Please retype the data in full and exactly; the pictures are not part of the copy.

::: Dataset content

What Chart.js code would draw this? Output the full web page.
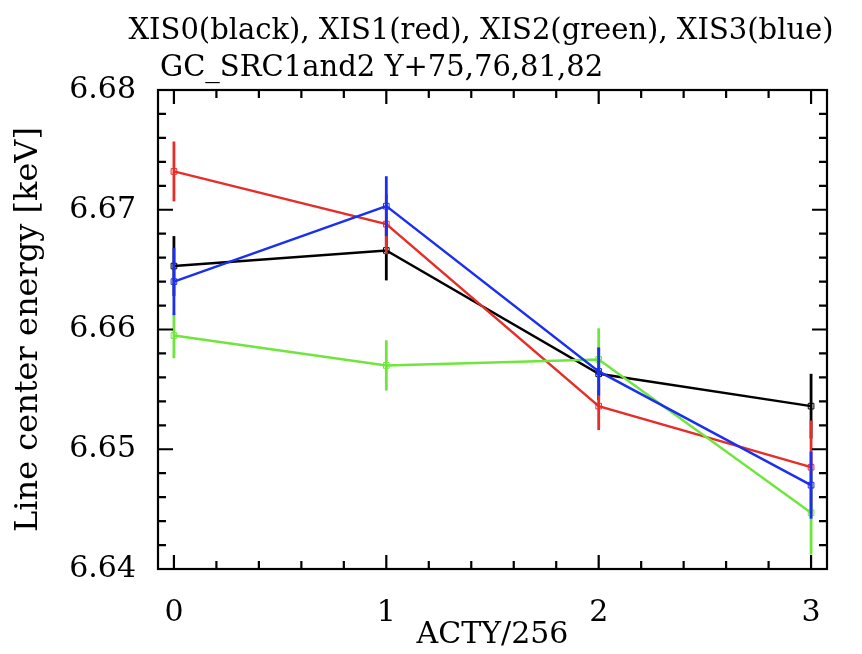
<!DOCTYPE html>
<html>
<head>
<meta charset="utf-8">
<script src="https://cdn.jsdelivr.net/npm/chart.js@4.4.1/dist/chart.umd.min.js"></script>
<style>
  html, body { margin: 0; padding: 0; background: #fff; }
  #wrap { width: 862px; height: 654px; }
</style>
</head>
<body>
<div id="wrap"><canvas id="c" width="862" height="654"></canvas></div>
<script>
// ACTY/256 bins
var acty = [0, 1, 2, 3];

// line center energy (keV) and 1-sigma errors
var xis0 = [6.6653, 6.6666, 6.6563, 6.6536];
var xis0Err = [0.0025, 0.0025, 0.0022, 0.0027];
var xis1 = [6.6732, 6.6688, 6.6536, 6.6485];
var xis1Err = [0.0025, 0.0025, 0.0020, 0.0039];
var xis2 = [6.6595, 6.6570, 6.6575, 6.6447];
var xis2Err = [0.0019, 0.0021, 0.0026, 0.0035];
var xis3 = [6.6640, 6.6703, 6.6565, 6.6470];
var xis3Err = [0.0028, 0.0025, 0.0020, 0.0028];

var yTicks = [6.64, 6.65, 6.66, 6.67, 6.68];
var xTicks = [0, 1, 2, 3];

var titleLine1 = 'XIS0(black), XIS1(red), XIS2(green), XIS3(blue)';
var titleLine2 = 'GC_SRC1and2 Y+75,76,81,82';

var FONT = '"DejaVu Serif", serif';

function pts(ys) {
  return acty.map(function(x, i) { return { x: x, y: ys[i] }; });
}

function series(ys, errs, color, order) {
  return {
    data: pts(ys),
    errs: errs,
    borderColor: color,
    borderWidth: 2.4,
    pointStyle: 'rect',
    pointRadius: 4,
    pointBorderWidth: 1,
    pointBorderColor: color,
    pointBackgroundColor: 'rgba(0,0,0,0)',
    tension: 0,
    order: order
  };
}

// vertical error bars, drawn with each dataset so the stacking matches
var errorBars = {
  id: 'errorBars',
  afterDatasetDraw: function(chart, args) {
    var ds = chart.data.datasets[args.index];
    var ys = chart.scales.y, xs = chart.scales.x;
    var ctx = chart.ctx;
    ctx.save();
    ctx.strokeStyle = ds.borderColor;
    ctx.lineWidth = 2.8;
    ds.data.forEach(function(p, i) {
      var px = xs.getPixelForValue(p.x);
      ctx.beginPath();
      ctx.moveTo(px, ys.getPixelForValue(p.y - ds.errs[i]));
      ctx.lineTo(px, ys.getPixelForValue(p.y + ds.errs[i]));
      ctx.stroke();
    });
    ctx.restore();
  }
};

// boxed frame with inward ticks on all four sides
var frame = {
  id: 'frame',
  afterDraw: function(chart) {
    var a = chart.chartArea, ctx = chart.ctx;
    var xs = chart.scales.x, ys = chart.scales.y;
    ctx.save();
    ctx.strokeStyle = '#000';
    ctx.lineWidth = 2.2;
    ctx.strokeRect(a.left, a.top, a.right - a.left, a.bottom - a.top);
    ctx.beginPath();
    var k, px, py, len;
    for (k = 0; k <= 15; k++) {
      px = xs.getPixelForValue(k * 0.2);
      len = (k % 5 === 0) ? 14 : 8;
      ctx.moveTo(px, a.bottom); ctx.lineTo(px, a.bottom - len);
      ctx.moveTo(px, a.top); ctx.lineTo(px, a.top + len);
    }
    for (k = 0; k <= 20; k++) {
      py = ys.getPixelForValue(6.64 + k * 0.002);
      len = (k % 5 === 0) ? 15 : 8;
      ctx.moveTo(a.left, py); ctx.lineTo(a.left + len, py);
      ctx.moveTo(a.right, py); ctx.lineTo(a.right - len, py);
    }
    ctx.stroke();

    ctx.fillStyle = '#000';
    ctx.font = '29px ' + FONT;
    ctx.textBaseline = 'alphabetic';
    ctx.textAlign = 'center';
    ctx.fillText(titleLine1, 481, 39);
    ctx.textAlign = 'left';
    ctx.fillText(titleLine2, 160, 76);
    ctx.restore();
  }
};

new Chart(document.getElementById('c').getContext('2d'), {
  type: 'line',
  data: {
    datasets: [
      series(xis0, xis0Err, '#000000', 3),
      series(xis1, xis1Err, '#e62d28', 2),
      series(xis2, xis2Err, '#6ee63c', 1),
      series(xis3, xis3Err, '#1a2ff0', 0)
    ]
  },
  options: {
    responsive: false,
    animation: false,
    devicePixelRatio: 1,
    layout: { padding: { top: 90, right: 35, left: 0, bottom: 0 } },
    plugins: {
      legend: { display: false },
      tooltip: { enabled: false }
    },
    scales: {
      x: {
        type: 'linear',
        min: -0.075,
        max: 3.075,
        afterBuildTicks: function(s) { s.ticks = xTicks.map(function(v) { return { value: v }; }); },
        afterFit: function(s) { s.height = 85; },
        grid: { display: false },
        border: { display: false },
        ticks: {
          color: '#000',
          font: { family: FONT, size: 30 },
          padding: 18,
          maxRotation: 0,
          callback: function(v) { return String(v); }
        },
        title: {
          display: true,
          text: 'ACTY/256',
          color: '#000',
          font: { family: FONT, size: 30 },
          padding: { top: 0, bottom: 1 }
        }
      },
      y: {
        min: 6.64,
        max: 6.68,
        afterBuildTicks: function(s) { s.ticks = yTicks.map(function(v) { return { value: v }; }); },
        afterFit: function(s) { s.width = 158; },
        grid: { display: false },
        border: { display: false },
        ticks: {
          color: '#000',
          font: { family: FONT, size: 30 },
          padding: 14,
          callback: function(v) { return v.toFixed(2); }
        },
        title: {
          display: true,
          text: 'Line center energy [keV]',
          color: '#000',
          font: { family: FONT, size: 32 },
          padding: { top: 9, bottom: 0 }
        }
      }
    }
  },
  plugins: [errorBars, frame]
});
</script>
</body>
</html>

::::::

Written response
What Chart.js code would draw this? Output the full web page.
<!DOCTYPE html>
<html>
<head>
<meta charset="utf-8">
<script src="https://cdn.jsdelivr.net/npm/chart.js@4.4.1/dist/chart.umd.min.js"></script>
<style>
  html, body { margin: 0; padding: 0; background: #fff; }
  #wrap { width: 862px; height: 654px; }
</style>
</head>
<body>
<div id="wrap"><canvas id="c" width="862" height="654"></canvas></div>
<script>
// ACTY/256 bins
var acty = [0, 1, 2, 3];

// line center energy (keV) and 1-sigma errors
var xis0 = [6.6653, 6.6666, 6.6563, 6.6536];
var xis0Err = [0.0025, 0.0025, 0.0022, 0.0027];
var xis1 = [6.6732, 6.6688, 6.6536, 6.6485];
var xis1Err = [0.0025, 0.0025, 0.0020, 0.0039];
var xis2 = [6.6595, 6.6570, 6.6575, 6.6447];
var xis2Err = [0.0019, 0.0021, 0.0026, 0.0035];
var xis3 = [6.6640, 6.6703, 6.6565, 6.6470];
var xis3Err = [0.0028, 0.0025, 0.0020, 0.0028];

var yTicks = [6.64, 6.65, 6.66, 6.67, 6.68];
var xTicks = [0, 1, 2, 3];

var titleLine1 = 'XIS0(black), XIS1(red), XIS2(green), XIS3(blue)';
var titleLine2 = 'GC_SRC1and2 Y+75,76,81,82';

var FONT = '"DejaVu Serif", serif';

function pts(ys) {
  return acty.map(function(x, i) { return { x: x, y: ys[i] }; });
}

function series(ys, errs, color, order) {
  return {
    data: pts(ys),
    errs: errs,
    borderColor: color,
    borderWidth: 2.4,
    pointStyle: 'rect',
    pointRadius: 4,
    pointBorderWidth: 1,
    pointBorderColor: color,
    pointBackgroundColor: 'rgba(0,0,0,0)',
    tension: 0,
    order: order
  };
}

// vertical error bars, drawn with each dataset so the stacking matches
var errorBars = {
  id: 'errorBars',
  afterDatasetDraw: function(chart, args) {
    var ds = chart.data.datasets[args.index];
    var ys = chart.scales.y, xs = chart.scales.x;
    var ctx = chart.ctx;
    ctx.save();
    ctx.strokeStyle = ds.borderColor;
    ctx.lineWidth = 2.8;
    ds.data.forEach(function(p, i) {
      var px = xs.getPixelForValue(p.x);
      ctx.beginPath();
      ctx.moveTo(px, ys.getPixelForValue(p.y - ds.errs[i]));
      ctx.lineTo(px, ys.getPixelForValue(p.y + ds.errs[i]));
      ctx.stroke();
    });
    ctx.restore();
  }
};

// boxed frame with inward ticks on all four sides
var frame = {
  id: 'frame',
  afterDraw: function(chart) {
    var a = chart.chartArea, ctx = chart.ctx;
    var xs = chart.scales.x, ys = chart.scales.y;
    ctx.save();
    ctx.strokeStyle = '#000';
    ctx.lineWidth = 2.2;
    ctx.strokeRect(a.left, a.top, a.right - a.left, a.bottom - a.top);
    ctx.beginPath();
    var k, px, py, len;
    for (k = 0; k <= 15; k++) {
      px = xs.getPixelForValue(k * 0.2);
      len = (k % 5 === 0) ? 14 : 8;
      ctx.moveTo(px, a.bottom); ctx.lineTo(px, a.bottom - len);
      ctx.moveTo(px, a.top); ctx.lineTo(px, a.top + len);
    }
    for (k = 0; k <= 20; k++) {
      py = ys.getPixelForValue(6.64 + k * 0.002);
      len = (k % 5 === 0) ? 15 : 8;
      ctx.moveTo(a.left, py); ctx.lineTo(a.left + len, py);
      ctx.moveTo(a.right, py); ctx.lineTo(a.right - len, py);
    }
    ctx.stroke();

    ctx.fillStyle = '#000';
    ctx.font = '29px ' + FONT;
    ctx.textBaseline = 'alphabetic';
    ctx.textAlign = 'center';
    ctx.fillText(titleLine1, 481, 39);
    ctx.textAlign = 'left';
    ctx.fillText(titleLine2, 160, 76);
    ctx.restore();
  }
};

new Chart(document.getElementById('c').getContext('2d'), {
  type: 'line',
  data: {
    datasets: [
      series(xis0, xis0Err, '#000000', 3),
      series(xis1, xis1Err, '#e62d28', 2),
      series(xis2, xis2Err, '#6ee63c', 1),
      series(xis3, xis3Err, '#1a2ff0', 0)
    ]
  },
  options: {
    responsive: false,
    animation: false,
    devicePixelRatio: 1,
    layout: { padding: { top: 90, right: 35, left: 0, bottom: 0 } },
    plugins: {
      legend: { display: false },
      tooltip: { enabled: false }
    },
    scales: {
      x: {
        type: 'linear',
        min: -0.075,
        max: 3.075,
        afterBuildTicks: function(s) { s.ticks = xTicks.map(function(v) { return { value: v }; }); },
        afterFit: function(s) { s.height = 85; },
        grid: { display: false },
        border: { display: false },
        ticks: {
          color: '#000',
          font: { family: FONT, size: 30 },
          padding: 18,
          maxRotation: 0,
          callback: function(v) { return String(v); }
        },
        title: {
          display: true,
          text: 'ACTY/256',
          color: '#000',
          font: { family: FONT, size: 30 },
          padding: { top: 0, bottom: 1 }
        }
      },
      y: {
        min: 6.64,
        max: 6.68,
        afterBuildTicks: function(s) { s.ticks = yTicks.map(function(v) { return { value: v }; }); },
        afterFit: function(s) { s.width = 158; },
        grid: { display: false },
        border: { display: false },
        ticks: {
          color: '#000',
          font: { family: FONT, size: 30 },
          padding: 14,
          callback: function(v) { return v.toFixed(2); }
        },
        title: {
          display: true,
          text: 'Line center energy [keV]',
          color: '#000',
          font: { family: FONT, size: 32 },
          padding: { top: 9, bottom: 0 }
        }
      }
    }
  },
  plugins: [errorBars, frame]
});
</script>
</body>
</html>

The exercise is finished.